Jehovah's Witnesses could be liable for forcing woman to listen to recording of her rape

State Supreme Court
Matthew durrant utah supreme court

Matthew Durrant | ballotpedia.org

SALT LAKE CITY (Legal Newsline) - Utah’s high court reinstated a lawsuit by a young woman who accused Jehovah’s Witnesses elders of forcing her to listen to audio recordings of her own rape as part of an investigation into whether she was guilty of premarital sex. 

The case may have been rightly dismissed by a lower court, the Utah Supreme Court ruled, but changes in U.S. Supreme Court doctrine regarding the separation of church and state require a different analysis to justify why.

Ria Williams sued the Kingdom Hall of Jehovah’s Witnesses after she was subjected to a church investigation stemming from her allegations of being raped by a fellow congregant. The woman said what began as a friendship when she was 14 ended in sexual assault.

The church then began an investigation into whether Williams was guilty of the sin of “porneia,” defined as “unclean sexual conduct that is contrary to  'normal‘ behavior” including sex outside of marriage. 

During the investigation, four elders of the church played an audio recording of her being assaulted, despite her “crying and protestations not to force her to relive the experience of being raped.” The elders played the recording for “four or five hours,” the court said, with the elders stopping and starting it to ask her “about what was happening” and suggesting she had consented.

The woman sued the church for negligent infliction of emotional distress. The church moved to dismiss, citing U.S. Supreme Court rulings on the First Amendment protection of the free exercise of religion.

The trial court dismissed the case and an appeals court affirmed, finding that even though the allegations of church behavior were “disturbing,” they couldn’t be disentangled from the religious “setting and context” in which they took place.

The Utah Supreme Court reversed the dismissal in a June 3 decision written by Chief Justice Matthew Durrant, sending the case back to be reconsidered under evolving U.S. Supreme Court doctrine. 

The First Amendment grants religions “power to decide for themselves, free from state interference, matters of church government as well as those of faith and doctrine,” the state high court noted. Despite this seemingly absolute ban on government interference, the Supreme Court has described the wall between church and state as more of a “blurred, indistinct, and variable barrier” depending upon circumstances, however.

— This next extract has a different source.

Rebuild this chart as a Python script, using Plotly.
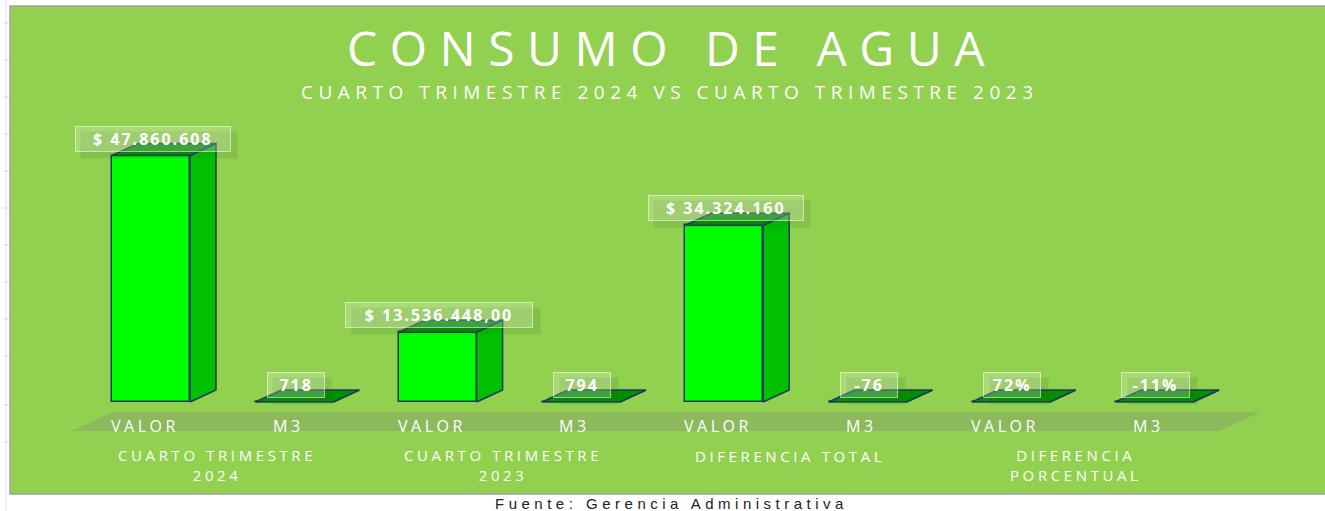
import plotly.graph_objects as go

# ---------------- data ----------------
categories = ["VALOR", "M3", "VALOR", "M3", "VALOR", "M3", "VALOR", "M3"]
groups = ["CUARTO TRIMESTRE<br>2024", "CUARTO TRIMESTRE<br>2023",
          "DIFERENCIA TOTAL", "DIFERENCIA<br>PORCENTUAL"]
values = [47860608, 718, 13536448, 794, 34324160, -76, 0.72, -0.11]
value_labels = ["$ 47.860.608", "718", "$ 13.536.448,00", "794",
                "$ 34.324.160", "-76", "72%", "-11%"]
title_text = "CONSUMO DE AGUA"
subtitle_text = "CUARTO TRIMESTRE 2024 VS CUARTO TRIMESTRE 2023"
source_text = "Fuente: Gerencia Administrativa"

# ---------------- geometry / style ----------------
W, H = 1325, 511
ML, MR, MT, MB = 10, 0, 6, 17
PX_PER_CAT = 143.3
PX_PER_Y = 5.15e-6
X0_PX = 151.0
Y0_PX = 402.0

def px2x(px):
    return (px - X0_PX) / PX_PER_CAT

def py2y(py):
    return (Y0_PX - py) / PX_PER_Y

def py2paper(py):
    return (H - MB - py) / (H - MT - MB)

def px2paper(px):
    return (px - ML) / (W - ML - MR)

BW = 78 / PX_PER_CAT
DX = 26 / PX_PER_CAT
DY = 12 / PX_PER_Y

BG = "#92D050"
FRONT = "#00FF00"
SIDE = "#00C000"
TOP = "#009000"
EDGE = "#1F3A60"
FONT = "Open Sans"

def spaced(text, sp):
    return "<br>".join(f'<span style="letter-spacing:{sp}px">{t}</span>'
                       for t in text.split("<br>"))

xs = list(range(len(categories)))
fig = go.Figure()

# front faces
fig.add_trace(go.Bar(x=xs, y=values, width=BW, marker=dict(color=FRONT, line=dict(color=EDGE, width=1.5)),
                     hoverinfo="skip", showlegend=False))

# side + top faces
for i, v in zip(xs, values):
    xr = i + BW / 2
    xl = i - BW / 2
    fig.add_trace(go.Scatter(
        x=[xr, xr + DX, xr + DX, xr, xr], y=[0, DY, v + DY, v, 0],
        fill="toself", fillcolor=SIDE, mode="lines",
        line=dict(color=EDGE, width=1.5), hoverinfo="skip", showlegend=False))
    fig.add_trace(go.Scatter(
        x=[xl, xl + DX, xr + DX, xr, xl], y=[v, v + DY, v + DY, v, v],
        fill="toself", fillcolor=TOP, mode="lines",
        line=dict(color=EDGE, width=1.5), hoverinfo="skip", showlegend=False))

shapes = []
# floor band
fx = [px2x(72), px2x(113), px2x(1260), px2x(1219)]
fy_top, fy_bot = py2y(412), py2y(431)
shapes.append(dict(type="path", xref="x", yref="y", layer="below",
                   path=f"M {fx[0]} {fy_bot} L {fx[1]} {fy_top} L {fx[2]} {fy_top} L {fx[3]} {fy_bot} Z",
                   fillcolor="#8CB95C", line=dict(width=0)))
# chart border
shapes.append(dict(type="rect", xref="paper", yref="paper", x0=0, x1=1.01, y0=0, y1=1,
                   line=dict(color="#A0A0A0", width=1.5)))
# spreadsheet grid remnants on the left
shapes.append(dict(type="line", xref="paper", yref="paper", x0=px2paper(6), x1=px2paper(6),
                   y0=py2paper(0), y1=py2paper(511), line=dict(color="#E0E0E0", width=1)))
for gy in [23, 60, 97, 134, 171, 208, 245, 282, 319, 356, 405, 442]:
    shapes.append(dict(type="line", xref="paper", yref="paper", x0=px2paper(3), x1=px2paper(9),
                       y0=py2paper(gy), y1=py2paper(gy), line=dict(color="#D8D8D8", width=1)))

annotations = []
# data labels (shadow + box)
for i, (v, lab) in enumerate(zip(values, value_labels)):
    w = 10.8 * len(lab) + 24
    annotations.append(dict(x=i, y=v, xref="x", yref="y", text=" ", showarrow=False,
                            width=w, height=24, xshift=8, yshift=11,
                            bgcolor="rgba(40,90,20,0.13)"))
    annotations.append(dict(x=i, y=v, xref="x", yref="y", text=spaced(lab, 2), showarrow=False,
                            width=w, height=24, xshift=1.5, yshift=17, align="center",
                            bgcolor="rgba(255,255,255,0.22)", bordercolor="rgba(255,255,255,0.55)",
                            borderwidth=1, borderpad=0,
                            font=dict(family=FONT, size=16, color="white", weight="bold")))
# category labels
for i, c in enumerate(categories):
    annotations.append(dict(x=i, y=py2paper(426), xref="x", yref="paper", xshift=-6,
                            text=spaced(c, 3.5), showarrow=False, yanchor="middle",
                            font=dict(family=FONT, size=16, color="white")))
# group labels
for g, name in enumerate(groups):
    gy = 465 if "<br>" in name else 456
    annotations.append(dict(x=2 * g + 0.5, y=py2paper(gy), xref="x", yref="paper",
                            xshift=-6, text=spaced(name, 3.6), showarrow=False, yanchor="middle",
                            align="center", font=dict(family=FONT, size=15, color="white")))
# title / subtitle
annotations.append(dict(x=0.5, y=py2paper(47), xref="paper", yref="paper", text=spaced(title_text, 12.5),
                        showarrow=False, yanchor="middle", height=50, xshift=4,
                        font=dict(family=FONT, size=48, color="white")))
annotations.append(dict(x=0.5, y=py2paper(91.5), xref="paper", yref="paper", text=spaced(subtitle_text, 5.5),
                        showarrow=False, yanchor="middle", height=22, xshift=2,
                        font=dict(family=FONT, size=19, color="white")))
# source
annotations.append(dict(x=px2paper(671), y=py2paper(503), xref="paper", yref="paper",
                        text=spaced(source_text, 4.5), showarrow=False, yanchor="middle", height=16,
                        font=dict(family="Liberation Sans", size=15, color="#222222")))

fig.update_layout(
    width=W, height=H,
    margin=dict(l=ML, r=MR, t=MT, b=MB, pad=0),
    paper_bgcolor="white", plot_bgcolor=BG,
    xaxis=dict(range=[px2x(ML), px2x(W - MR)], visible=False, fixedrange=True),
    yaxis=dict(range=[py2y(H - MB), py2y(MT)], visible=False, fixedrange=True),
    shapes=shapes, annotations=annotations,
    bargap=0, showlegend=False,
)
fig.write_html("out.html", config={"displayModeBar": False},
               post_script="document.body.style.margin='0';document.body.style.overflow='hidden';")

The Supreme Court attempted to delineate the line more than half a century ago with its Lemon v. Kurtzman decision, laying out a three-part test that said the government action must have a secular purpose, neither advances nor inhibit religion, and must not foster “an excessive government entanglement with religion.”

Courts largely focused on the third prong of the test, however, and in its 2019 decision American Legion v. American Humanist Association, the Supreme Court discarded the Lemon test and said courts must look to “history, precedent and tradition” to determine if the state has intruded too far on religious freedom.

As a result, the Utah Supreme Court said, judges must consider “our nation’s historical practices” to determine whether the adjudication of a tort claim violates the First Amendment.

“The district court in this case did not conduct this analysis,” the state Supreme Court said. Instead, the lower court concluded that the woman’s claims would involve “excessive entanglement” of the state in religion, implicated “key religious questions” regarding rules and disciplines, and would require a trial equivalent to “ecclesiastical disciplinary hearings.”

The court’s decision “may ultimately prove to be the correct one,” the Utah Supreme Court concluded, but it must reconsider the case and focus on the history of case law involving tort claims against the church and explain how it applies in this case.